環境のセットアップが完了したら、アクティブな環境を選択するだけで、さまざまな環境に対してテストを実行できます。ローカル マシンに対してテストを実行する場合、"Localhost Environment" をアクティブな環境にします。すると、"Localhost Environment" で定義された値を使用してテストが実行されます。ステージング サーバーに対してテストを実行する場合、"Staging Environment" 環境をアクティブに設定すると、その環境の値が使用されます。
環境のエクスポート、インポート、参照
サーバー名やポートなどの多くのコンフィギュレーション設定が、多くのプロジェクトで共通していることがわかったとします。これらの設定を何度も指定する代わりに、環境設定を外部ファイルにエクスポートし、ファイルをインポートしたり、他のプロジェクトの値を参照することができます。
環境のエクスポート
環境をエクスポートするには、以下の操作を行います:
- エクスポートする環境のノードを右クリックし、[環境のエクスポート] をクリックします。
- ファイル選択ダイアログが開いたら、環境のエクスポート先ファイルの場所を指定します。
環境設定は XML ベースのテキスト ファイルに書き込まれます。
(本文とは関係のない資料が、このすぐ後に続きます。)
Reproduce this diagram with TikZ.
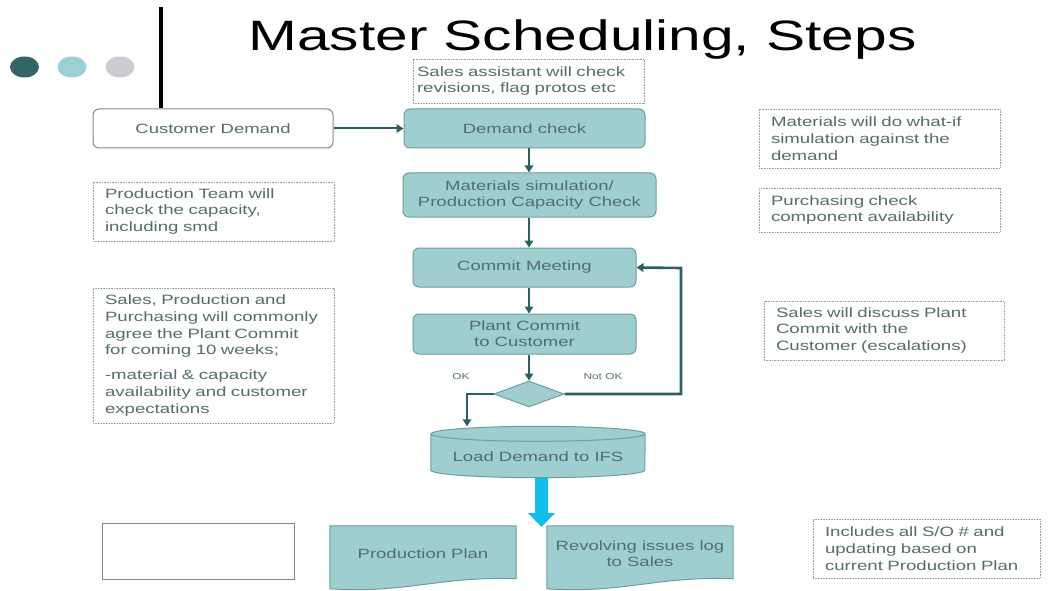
\documentclass[tikz,border=0pt]{standalone}
\usepackage{fontspec}
\setmainfont[FakeStretch=1.38]{Liberation Sans}
\usetikzlibrary{arrows.meta,calc,shapes.geometric}
\definecolor{tealfill}{RGB}{159,206,209}
\definecolor{tealline}{RGB}{108,158,161}
\definecolor{arrowteal}{RGB}{45,95,96}
\definecolor{txt}{RGB}{84,108,109}
\definecolor{notegray}{RGB}{150,162,162}
\definecolor{cyanarrow}{RGB}{18,190,232}
\definecolor{dotdark}{RGB}{52,100,102}
\definecolor{dotlight}{RGB}{157,208,214}
\definecolor{dotgray}{RGB}{206,204,210}
\definecolor{boxgray}{RGB}{120,140,140}
\begin{document}
\begin{tikzpicture}[x=1pt,y=-1pt,
  proc/.style={draw=tealline, fill=tealfill, rounded corners=6pt, line width=1pt,
    text=txt, font=\fontsize{13.4}{16}\selectfont, align=center, inner sep=0pt},
  note/.style={draw=notegray, dash pattern=on 0.8pt off 0.8pt, line width=0.8pt,
    text=txt, font=\fontsize{13.5}{16.8}\selectfont, align=left, inner xsep=12pt, inner ysep=0pt},
  flow/.style={draw=arrowteal, line width=2.6pt, -{Triangle[length=7pt,width=8.5pt]}},
  doc/.style={draw=tealline, fill=tealfill, line width=1pt},
  lbl/.style={text=txt, font=\fontsize{13.4}{16}\selectfont, align=center, inner sep=0pt},
  small/.style={text=txt, font=\fontsize{8.6}{10}\selectfont, inner sep=0pt}]
\useasboundingbox (0,0) rectangle (1050,591);

% header: bullets, rule and title
\fill[dotdark]  (24.5,67) ellipse [x radius=14.5, y radius=10.5];
\fill[dotlight] (72,67)   ellipse [x radius=14.5, y radius=10.5];
\fill[dotgray]  (120,67)  ellipse [x radius=14.5, y radius=10.5];
\draw[line width=4pt] (161,7) -- (161,108);
\node[anchor=base, inner sep=0pt] (title) at (582.5,51) {\fontsize{42.5}{50}\selectfont Master Scheduling, Steps};

% main flow
\node[proc, fill=white, draw=boxgray, minimum width=240, minimum height=39] (cust) at (213,128.5) {Customer Demand};
\node[proc, minimum width=241, minimum height=39] (demand) at (524.5,128.5) {Demand check};
\node[proc, minimum width=253, minimum height=44] (matsim) at (529.5,195) {Materials simulation/\\Production Capacity Check};
\node[proc, minimum width=223, minimum height=39] (commit) at (524.5,267.5) {Commit Meeting};
\node[proc, minimum width=223, minimum height=40] (plant) at (524.5,334) {Plant Commit\\to Customer};
\node[diamond, draw=tealline, fill=tealfill, line width=1pt, minimum width=70, minimum height=26, inner sep=0pt] (dia) at (529,394) {};

\draw[flow, line width=2pt] (cust.east) -- (demand.west);
\draw[flow] (demand.south -| dia.north) -- (matsim.north -| dia.north);
\draw[flow] (matsim.south -| dia.north) -- (commit.north -| dia.north);
\draw[flow] (commit.south -| dia.north) -- (plant.north -| dia.north);
\draw[flow] (plant.south -| dia.north) -- (dia.north);

\node[small] (ok) at (461,377) {OK};
\node[small] (notok) at (603,377) {Not OK};

% database
\node[minimum width=214, minimum height=51, inner sep=0pt] (cyl) at (538,452) {};
\draw[doc] ($(cyl.north west)+(0,7.5)$) -- ($(cyl.south west)+(0,-7.5)$)
  arc[start angle=180, end angle=0, x radius=107, y radius=7.5]
  -- ($(cyl.north east)+(0,7.5)$)
  arc[start angle=0, end angle=-180, x radius=107, y radius=7.5] -- cycle;
\draw[draw=tealline, line width=1pt] ($(cyl.north west)+(0,7.5)$)
  arc[start angle=180, end angle=0, x radius=107, y radius=7.5];
\node[lbl] (cyltext) at (538,457) {Load Demand to IFS};

% decision branches
\coordinate (okturn) at (467,394);
\coordinate (loopturn) at (681,268);
\draw[flow] (dia.west) -- (okturn) -- (okturn |- cyl.north);
\draw[flow] (dia.east) -| (loopturn) -- (commit.east);

% outputs
\coordinate (cyantop) at (541.5,478);
\fill[cyanarrow] ($(cyantop)+(-6.5,0)$) -- ($(cyantop)+(6.5,0)$) -- ($(cyantop)+(6.5,35)$)
  -- ($(cyantop)+(13.5,35)$) -- ($(cyantop)+(0,49)$) -- ($(cyantop)+(-13.5,35)$)
  -- ($(cyantop)+(-6.5,35)$) -- cycle;

\node[draw=boxgray, line width=1pt, minimum width=192, minimum height=56] (blank) at (198,551) {};

\node[minimum width=186, minimum height=54, inner sep=0pt] (pplan) at (423,553) {};
\draw[doc] (pplan.north west) -- (pplan.north east) -- ($(pplan.north east)+(0,53)$)
  .. controls ($(pplan.north east)+(-76,50)$) and ($(pplan.north east)+(-110,68)$) .. ($(pplan.north west)+(0,63)$) -- cycle;
\node[lbl] at ($(pplan.center)+(0,1)$) {Production Plan};

\node[minimum width=186, minimum height=54, inner sep=0pt] (issues) at (640,553) {};
\draw[doc] (issues.north west) -- (issues.north east) -- ($(issues.north east)+(0,53)$)
  .. controls ($(issues.north east)+(-76,50)$) and ($(issues.north east)+(-110,68)$) .. ($(issues.north west)+(0,63)$) -- cycle;
\node[lbl] at ($(issues.center)+(0,1)$) {Revolving issues log\\to Sales};

% explanatory notes
\node[note, inner xsep=4pt, text width=223, minimum height=44] (n1) at (528.5,81) {Sales assistant will check\\revisions, flag protos etc};
\node[note, text width=217, minimum height=59] (n2) at (879.5,138.5) {Materials will do what-if\\simulation against the\\demand};
\node[note, text width=217, minimum height=44] (n3) at (879.5,210) {Purchasing check\\component availability};
\node[note, text width=216, minimum height=59] (n4) at (884,330.5) {Sales will discuss Plant\\Commit with the\\Customer (escalations)};
\node[note, text width=217, minimum height=59] (n5) at (213.5,211.5) {Production Team will\\check the capacity,\\including smd};
\node[note, text width=217, minimum height=135] (n6) at (213.5,355.5) {Sales, Production and\\Purchasing will commonly\\agree the Plant Commit\\for coming 10 weeks;\\[8pt]-material \& capacity\\availability and customer\\expectations};
\node[note, text width=203, minimum height=59] (n7) at (926.5,548.5) {Includes all S/O \# and\\updating based on\\current Production Plan};
\end{tikzpicture}
\end{document}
1 つの環境を選択した場合、1 つの環境を保存した *.env という拡張子のファイルが 1 つ作成されます。 複数の環境を選択した場合、選択されたすべての環境を保存した *.envs という拡張子のファイルが 1 つ作成されます。
環境のインポート
環境をインポートすると、環境の外部ファイルからプロジェクトに値がコピーされます。その後、XML ファイルを変更しても、変更はプロジェクトに反映されません。
環境をインポートするには、以下の操作を行います:
- [環境] ノードを右クリックし、[環境のインポート] をクリックします。
- ファイル選択ダイアログが開いたら、インポートする環境ファイルの場所を指定します。
環境の参照
環境の参照は、1 つの環境設定を複数のプロジェクトで共有する最も効率的な方法です。環境の参照を使用すると、複数のプロジェクトの環境設定を 1 箇所で簡単に変更できます。
環境を参照するには、以下の操作を行います:
- [環境] ノードを右クリックし、[環境の参照] をクリックします。
- 画面右側に構成パネルが開いたら、参照する環境ファイルの場所を指定します。
環境構成を参照した後は、環境変数を直接に編集できなくなることに注意してください。プロジェクトは、常に参照された *.env ファイルの変数を使用するようになります。*.env ファイルを変更すると、それを参照するすべてのプロジェクトに変更が反映されます。